Air Commodore Wilby: That's a good question, but 'yes' at times we have had aircraft on the ground doing those sort of attacks, as I said to you, against KLA installations. They're small aircraft, but we can and should be able to prosecute them and certainly we are looking very closely to make sure that we prevent that happening.

Jamie Shea: They're Super Galebs, the type that we used in Bosnia a few years ago, they fly super super low and the Serb pilots have got a lot of experience at flying super, super low, but of course as David said we'll get to them very, very soon. As to the other aspect to your question, let me reiterate, we are striking only military targets, no other target whatever, and targets will be struck only where we are totally confident that there is no risk to civilian casualty, civilian loss of life, it's as simple as that. And as for the reconstruction of Kosovo, you're quite right, one of the biggest economic challenges for Europe, for the transatlantic community, will be to reconstruct Kosovo, you're absoutely right. I saw figures to the extent that 40-50% of the housing stock has been damaged. Those of you who - and many of you here will have been to Bosnia since Dayton - have seen the absolutely horrendous level of destruction, 65% of the housing stock in Bosnia somehow destroyed by the war, and I wouldn't be surprised if we had a similar situation on our hands in Kosovo, but I guarantee you when the statistics are drawn up, only 1% of that, and strictly military targets, will have been the responsibility of NATO. The bill for the reminaing 99% should be presented in Belgrade, because that is where all of that destruction has originated from.

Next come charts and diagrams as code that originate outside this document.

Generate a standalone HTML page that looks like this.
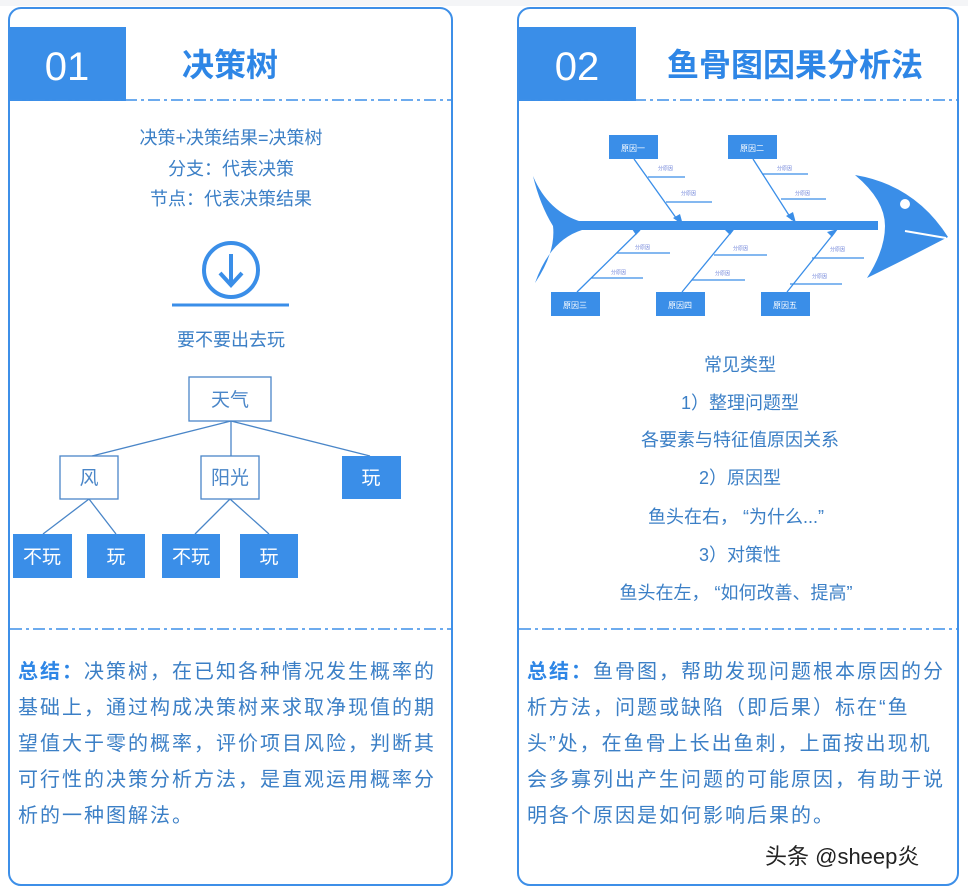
<!DOCTYPE html>
<html><head><meta charset="utf-8"><style>
html,body{margin:0;padding:0;background:#fff;width:968px;height:891px;overflow:hidden}
svg{position:absolute;left:0;top:0}
.t{font-family:"Liberation Sans","Noto Sans CJK SC",sans-serif}
.sum{position:absolute;font-family:"Liberation Sans","Noto Sans CJK SC",sans-serif;font-size:20px;line-height:36px;color:#3b7fc6;letter-spacing:2px;white-space:nowrap}
.sum b{color:#2e86e6}
</style></head><body>
<svg width="968" height="891" viewBox="0 0 968 891" class="t">
<rect x="0" y="0" width="968" height="6" fill="#f4f5f7"/>
<rect x="9" y="8" width="443" height="877" rx="12" fill="#fff" stroke="#3d8fe8" stroke-width="2"/>
<rect x="518" y="8" width="440" height="877" rx="12" fill="#fff" stroke="#3d8fe8" stroke-width="2"/>
<rect x="10" y="27" width="116" height="74" fill="#3a8ee8"/>
<rect x="519" y="27" width="117" height="74" fill="#3a8ee8"/>
<text x="67" y="80" font-size="40" fill="#fff" text-anchor="middle">01</text>
<text x="577" y="80" font-size="40" fill="#fff" text-anchor="middle">02</text>
<text x="230" y="76" font-size="32" font-weight="bold" fill="#2e86e6" text-anchor="middle">决策树</text>
<text x="795" y="76" font-size="32" font-weight="bold" fill="#2e86e6" text-anchor="middle">鱼骨图因果分析法</text>
<g stroke="#3d8fe8" stroke-width="1.5" stroke-dasharray="12,4,3,4">
<line x1="10" y1="100" x2="451" y2="100"/><line x1="519" y1="100" x2="957" y2="100"/>
<line x1="10" y1="629" x2="451" y2="629"/><line x1="519" y1="629" x2="957" y2="629"/>
</g>
<g font-size="18" fill="#3b7fc6" text-anchor="middle">
<text x="231" y="144">决策+决策结果=决策树</text>
<text x="231" y="175">分支：代表决策</text>
<text x="231" y="205">节点：代表决策结果</text>
<text x="231" y="346">要不要出去玩</text>
</g>
<circle cx="231" cy="270" r="27" fill="none" stroke="#3a8ee8" stroke-width="4"/>
<line x1="231" y1="254" x2="231" y2="283" stroke="#3a8ee8" stroke-width="4"/>
<polyline points="220,273 231,285 242,273" fill="none" stroke="#3a8ee8" stroke-width="4"/>
<line x1="172" y1="305" x2="289" y2="305" stroke="#3a8ee8" stroke-width="3"/>
<g stroke="#4a86c8" stroke-width="1.3" fill="none">
<line x1="231" y1="421" x2="92" y2="456"/><line x1="231" y1="421" x2="231" y2="456"/><line x1="231" y1="421" x2="370" y2="456"/>
<line x1="89" y1="499" x2="43" y2="534"/><line x1="89" y1="499" x2="116" y2="534"/>
<line x1="230" y1="499" x2="195" y2="534"/><line x1="230" y1="499" x2="269" y2="534"/>
<rect x="189" y="377" width="82" height="44"/>
<rect x="60" y="456" width="58" height="43"/>
<rect x="201" y="456" width="58" height="43"/>
</g>
<g fill="#3a8ee8">
<rect x="342" y="456" width="59" height="43"/>
<rect x="13" y="534" width="59" height="44"/><rect x="87" y="534" width="58" height="44"/>
<rect x="162" y="534" width="58" height="44"/><rect x="240" y="534" width="58" height="44"/>
</g>
<g font-size="19" text-anchor="middle">
<text x="230" y="406" fill="#4a86c8">天气</text>
<text x="89" y="484" fill="#4a86c8">风</text>
<text x="230" y="484" fill="#4a86c8">阳光</text>
<text x="371" y="484" fill="#fff">玩</text>
<text x="42" y="563" fill="#fff">不玩</text>
<text x="116" y="563" fill="#fff">玩</text>
<text x="191" y="563" fill="#fff">不玩</text>
<text x="269" y="563" fill="#fff">玩</text>
</g>
<g fill="#3a8ee8">
<path d="M533,176 Q548,212 582,222 L582,230 Q550,240 535,283 Q556,252 553,226 Q540,205 533,176Z"/>
<rect x="578" y="221" width="300" height="9"/>
<path d="M855,175 Q915,185 948,237 Q900,262 867,278 Q885,250 885,226 Q885,200 855,175Z"/>
</g>
<circle cx="905" cy="204" r="5" fill="#fff"/>
<line x1="905" y1="231" x2="946" y2="238" stroke="#fff" stroke-width="2"/>
<g stroke="#3a8ee8" stroke-width="1.3">
<line x1="634" y1="159" x2="679" y2="222"/><line x1="753" y1="159" x2="792" y2="220"/>
<line x1="577" y1="292" x2="640" y2="230"/><line x1="682" y1="292" x2="733" y2="230"/><line x1="787" y1="292" x2="835" y2="232"/>
<line x1="648" y1="177" x2="685" y2="177"/><line x1="666" y1="202" x2="712" y2="202"/>
<line x1="762" y1="174" x2="808" y2="174"/><line x1="781" y1="199" x2="826" y2="199"/>
<line x1="617" y1="253" x2="670" y2="253"/><line x1="591" y1="278" x2="643" y2="278"/>
<line x1="714" y1="255" x2="767" y2="255"/><line x1="692" y1="280" x2="745" y2="280"/>
<line x1="812" y1="258" x2="864" y2="258"/><line x1="790" y1="284" x2="842" y2="284"/>
</g>
<g fill="#3a8ee8">
<polygon points="683,225 673,218 680,214"/><polygon points="796,223 786,216 793,212"/>
<polygon points="643,227 636,235 632,229"/><polygon points="736,227 730,235 725,230"/><polygon points="838,229 832,237 827,232"/>
<rect x="609" y="135" width="49" height="24"/><rect x="728" y="135" width="49" height="24"/>
<rect x="551" y="292" width="49" height="24"/><rect x="656" y="292" width="49" height="24"/><rect x="761" y="292" width="49" height="24"/>
</g>
<g font-size="8" fill="#fff" text-anchor="middle">
<text x="633" y="151">原因一</text><text x="752" y="151">原因二</text>
<text x="575" y="308">原因三</text><text x="680" y="308">原因四</text><text x="785" y="308">原因五</text>
</g>
<g font-size="5" fill="#6a7fd8">
<text x="658" y="170">分原因</text><text x="681" y="195">分原因</text>
<text x="777" y="170">分原因</text><text x="795" y="195">分原因</text>
<text x="635" y="249">分原因</text><text x="611" y="274">分原因</text>
<text x="733" y="250">分原因</text><text x="715" y="275">分原因</text>
<text x="830" y="251">分原因</text><text x="812" y="278">分原因</text>
</g>
<g font-size="18" fill="#3b7fc6" text-anchor="middle">
<text x="740" y="371">常见类型</text>
<text x="740" y="409">1）整理问题型</text>
<text x="740" y="446">各要素与特征值原因关系</text>
<text x="740" y="484">2）原因型</text>
<text x="736" y="523">鱼头在右，  “为什么...”</text>
<text x="740" y="561">3）对策性</text>
<text x="736" y="599">鱼头在左，  “如何改善、提高”</text>
</g>
<text x="765" y="864" font-size="22" fill="#222">头条 @sheep炎</text>
</svg>
<div class="sum" style="left:18px;top:654px"><b>总结：</b>决策树，在已知各种情况发生概率的<br>基础上，通过构成决策树来求取净现值的期<br>望值大于零的概率，评价项目风险，判断其<br>可行性的决策分析方法，是直观运用概率分<br>析的一种图解法。</div>
<div class="sum" style="left:527px;top:654px"><b>总结：</b>鱼骨图，帮助发现问题根本原因的分<br>析方法，问题或缺陷（即后果）标在“鱼<br>头”处，在鱼骨上长出鱼刺，上面按出现机<br>会多寡列出产生问题的可能原因，有助于说<br>明各个原因是如何影响后果的。</div>
</body></html>
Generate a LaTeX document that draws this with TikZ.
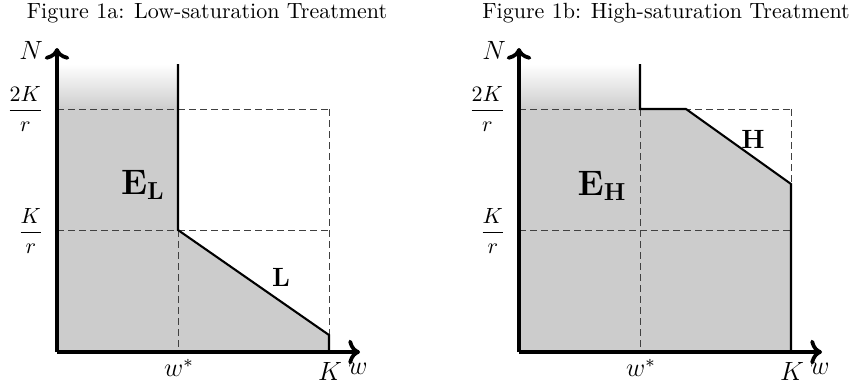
\documentclass[tikz,border=0pt]{standalone}
\usepackage{amsmath}
\usetikzlibrary{arrows.meta}
\begin{document}
\begin{tikzpicture}[x=0.4545pt,y=-0.4545pt,
  axis/.style={line width=1.7pt,->},
  bound/.style={line width=0.95pt,line join=miter},
  guide/.style={black!75,line width=0.45pt,dash pattern=on 3pt off 2pt},
  lbl/.style={inner sep=0pt},
  axlbl/.style={inner sep=0pt,font=\large},
  reglbl/.style={inner sep=0pt},
  seglbl/.style={inner sep=0pt,font=\large}]
\useasboundingbox (0,0) rectangle (861,388);
\definecolor{regiongray}{gray}{0.8}
% titles
\node[lbl] (t1) at (207,13) {Figure 1a: Low-saturation Treatment};
\node[lbl] (t2) at (666,13) {Figure 1b: High-saturation Treatment};
% ---------- Figure 1a ----------
\coordinate (Oa) at (57,352);
\coordinate (Ya) at (57,48);
\coordinate (Xa) at (360,352);
\fill[regiongray] (57,352) -- (57,64) -- (178,64) -- (178,230) -- (329,335) -- (329,352) -- cycle;
\shade[top color=white,bottom color=regiongray] (57,64) rectangle (178,110);
\draw[guide] (57,109) -- (329,109);
\draw[guide] (57,230) -- (329,230);
\draw[guide] (178,230) -- (178,352);
\draw[guide] (329,109) -- (329,335);
\coordinate (a1) at (178,64);
\coordinate (a2) at (178,230);
\coordinate (a3) at (329,335);
\coordinate (a4) at (329,352);
\draw[bound] (a1) -- (a2) -- (a3) -- (a4);
\draw[axis] (Oa) -- (Ya);
\draw[axis] (Oa) -- (Xa);
\node[axlbl] (Na) at (31,50) {$N$};
\node[lbl,anchor=east] (f2a) at (44,109) {$\dfrac{2K}{r}$};
\node[lbl,anchor=east] (f1a) at (44,231) {$\dfrac{K}{r}$};
\node[axlbl] (wsa) at (179,368) {$w^*$};
\node[axlbl] (Ka) at (330,371) {$K$};
\node[axlbl] (wa) at (358,369) {$w$};
\node[reglbl] (ELa) at (143,185) {\scalebox{0.93}{\LARGE $\mathbf{E_L}$}};
\node[seglbl] (La) at (281,277) {$\mathbf{L}$};
% ---------- Figure 1b ----------
\coordinate (Ob) at (519,352);
\coordinate (Yb) at (519,48);
\coordinate (Xb) at (822,352);
\fill[regiongray] (519,352) -- (519,64) -- (640,64) -- (640,109) -- (686,109) -- (791,184) -- (791,352) -- cycle;
\shade[top color=white,bottom color=regiongray] (519,64) rectangle (640,110);
\draw[guide] (519,109) -- (791,109);
\draw[guide] (519,230) -- (791,230);
\draw[guide] (640,109) -- (640,352);
\draw[guide] (791,109) -- (791,184);
\coordinate (b1) at (640,64);
\coordinate (b2) at (640,109);
\coordinate (b3) at (686,109);
\coordinate (b4) at (791,184);
\coordinate (b5) at (791,352);
\draw[bound] (b1) -- (b2) -- (b3) -- (b4) -- (b5);
\draw[axis] (Ob) -- (Yb);
\draw[axis] (Ob) -- (Xb);
\node[axlbl] (Nb) at (494,50) {$N$};
\node[lbl,anchor=east] (f2b) at (506,109) {$\dfrac{2K}{r}$};
\node[lbl,anchor=east] (f1b) at (506,231) {$\dfrac{K}{r}$};
\node[axlbl] (wsb) at (641,368) {$w^*$};
\node[axlbl] (Kb) at (792,371) {$K$};
\node[axlbl] (wb) at (820,369) {$w$};
\node[reglbl] (EHb) at (602,186) {\scalebox{0.93}{\LARGE $\mathbf{E_H}$}};
\node[seglbl] (Hb) at (753,139) {$\mathbf{H}$};
\end{tikzpicture}
\end{document}
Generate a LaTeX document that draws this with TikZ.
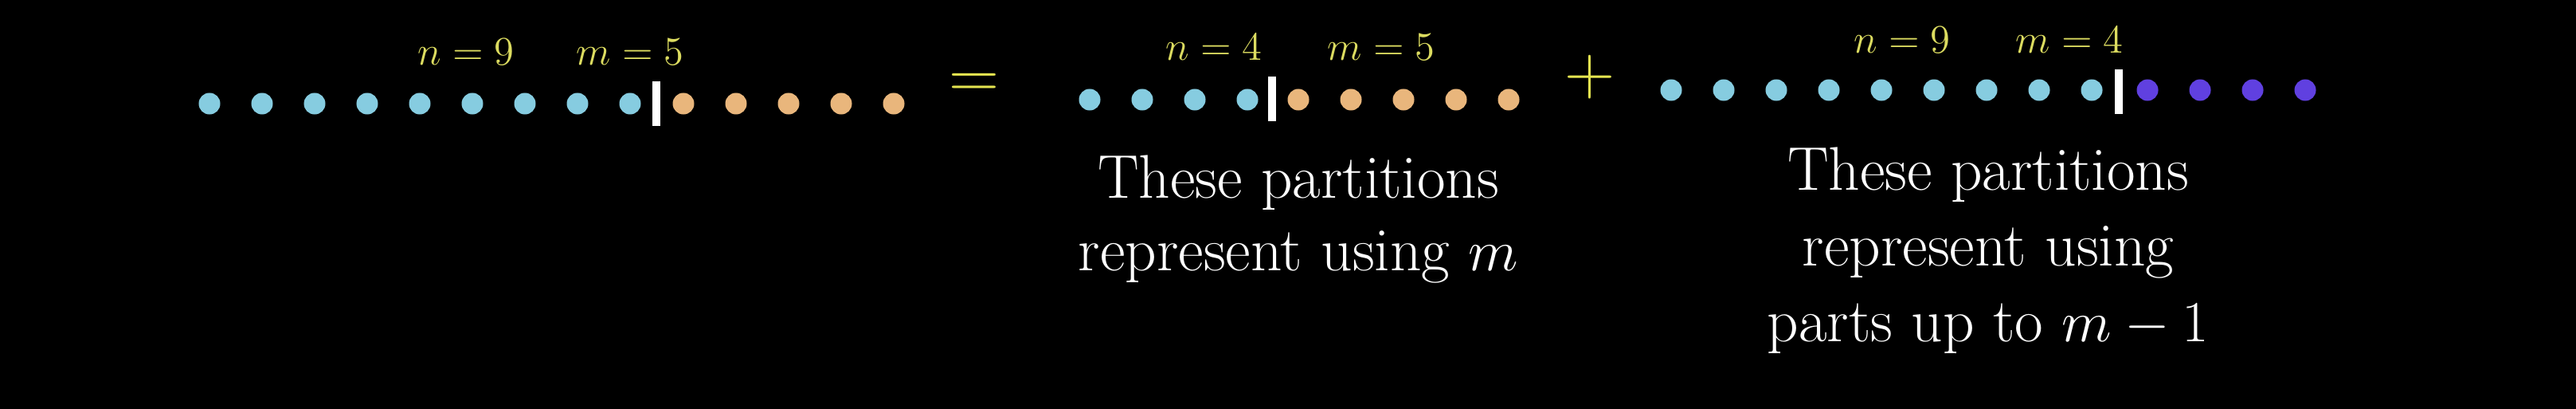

Air Commodore Wilby: I want to finish on an upnote please, and one of the parts of your question was how are we adapting to the changing situation? I can assure you that we are adapting extremely well, there are tremendous contingency plans going on, a tremendous amount of innovative thought and we will use all the technology and experience in our hands to make sure we adapt well to the situation we find ourselves in.